Despite their Marxist authoritarian revolutionary
ideology, the leadership in practice softened the
line of policy. Lenin was never very consistent
about his tactics, but his driving passion for the
socialist revolution, his ruthless pursuit of this
one goal when others in the party wavered and
were distracted, gave him ultimate victory over
the Mensheviks, who endlessly debated and advocated
freedom of speech. What true revolutionary
cared for ‘majorities’ and ‘minorities’? Lenin
contemptuously regarded rule by the majority as
a liberal bourgeois concept.
Within Russia itself the adherents of the supporters
of the Social Democratic Party had little
appreciation of why the Mensheviks and Bolsheviks
were quarrelling in face of the common enemy of
autocracy. It was not among the rank and file, small
in Russia in any case, that their differences mattered.
The Bolsheviks had no more than 20,000
members as late as February 1917. In any case it
was neither Mensheviks nor Bolsheviks who won
the greatest popular support but the Socialist
Revolutionaries. Formed in 1901, they looked to
the peasants rather than to the urban workers.
Some carried on the tradition of terror; a special
group organised assassinations and thereby satisfied
the demand for immediate revolutionary
action. In the long run the revolution of the peasantry
would occur. Other Socialist Revolutionaries,
acting as a reforming party, would press for liberal
constitutional reforms and laws to protect the peasants.
These liberal reforms would pave the way to
socialism later. The Socialist Revolutionary terrorist
and party wings were never really coordinated.
The revolution of 1905 took the Bolsheviks
and Mensheviks by surprise. At the outset they
had only a small following among the workers,
the Bolsheviks probably only a few hundred.
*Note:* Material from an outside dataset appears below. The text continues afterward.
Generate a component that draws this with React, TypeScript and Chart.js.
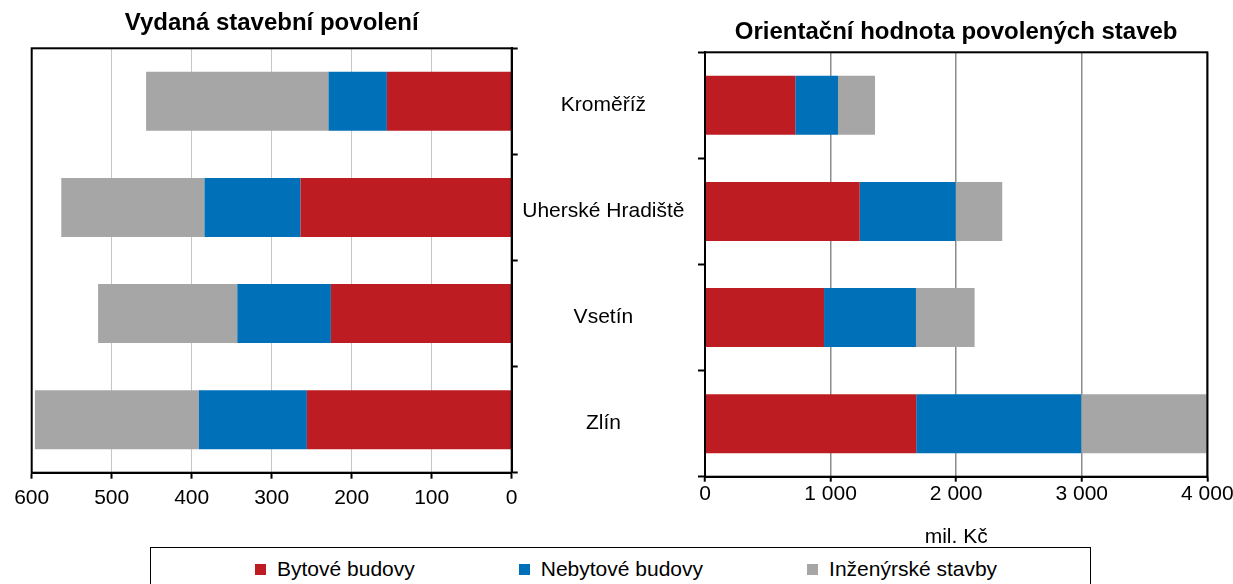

Lenin did not affect its course. Nine years later,
the outbreak of the First World War appeared to
mark the end of international socialism as one
after the other the national socialist parties placed
their countries before the brotherhood of the
proletariat. Some socialists formed a pacifist wing;
with them Lenin had nothing in common. Only
a small band of revolutionaries gathered around
Lenin. He was briefly imprisoned as a Russian spy
in Austrian Poland at the outbreak of the war but
was released to rejoin the other socialist exiles in
Switzerland. The Social Democrat Party in Russia
had dwindled from its peak of some 150,000
members in 1907 to probably less than 50,000 in
1914 and only a small minority of them were
Bolsheviks. But Lenin’s supreme self-assurance
and confidence in Marx’s analysis enabled him to
survive disappointments and setbacks. For him
the conflict among the imperialists was the opportunity
the socialists had been waiting for. He
hoped for the defeat of Russia and the exhaustion
of the imperialists. Then he would turn the war
between nations into a civil war that would end
with the mass of peoples united in their aim of
overthrowing their rulers and establishing the
‘dictatorship of the proletariat’.
Lenin’s view of the war and of the role of
the socialists did not persuade even the left wing
of the socialists who met in conferences in
Switzerland at Zimmerwald in 1915 and Kienthal
in the following year. The majority wished to
bring the war to a compromise end, with international
friendship and no annexations, and so
espoused a pacifist stand. Lenin attracted only a
handful to his side, among them the brilliant and
fiery young Trotsky, who had inspired the
workers’ councils – the soviets – which had
sprung up during the 1905 revolution. Trotsky
believed in a ‘permanent revolution’. He forecast
that the bourgeois first stage would flow into
the socialist second stage. Lenin closely shared
Trotsky’s views, believing he would witness the
socialist revolution in his lifetime. When the revolution
did occur, however, in February 1917,
the events took him once more by surprise.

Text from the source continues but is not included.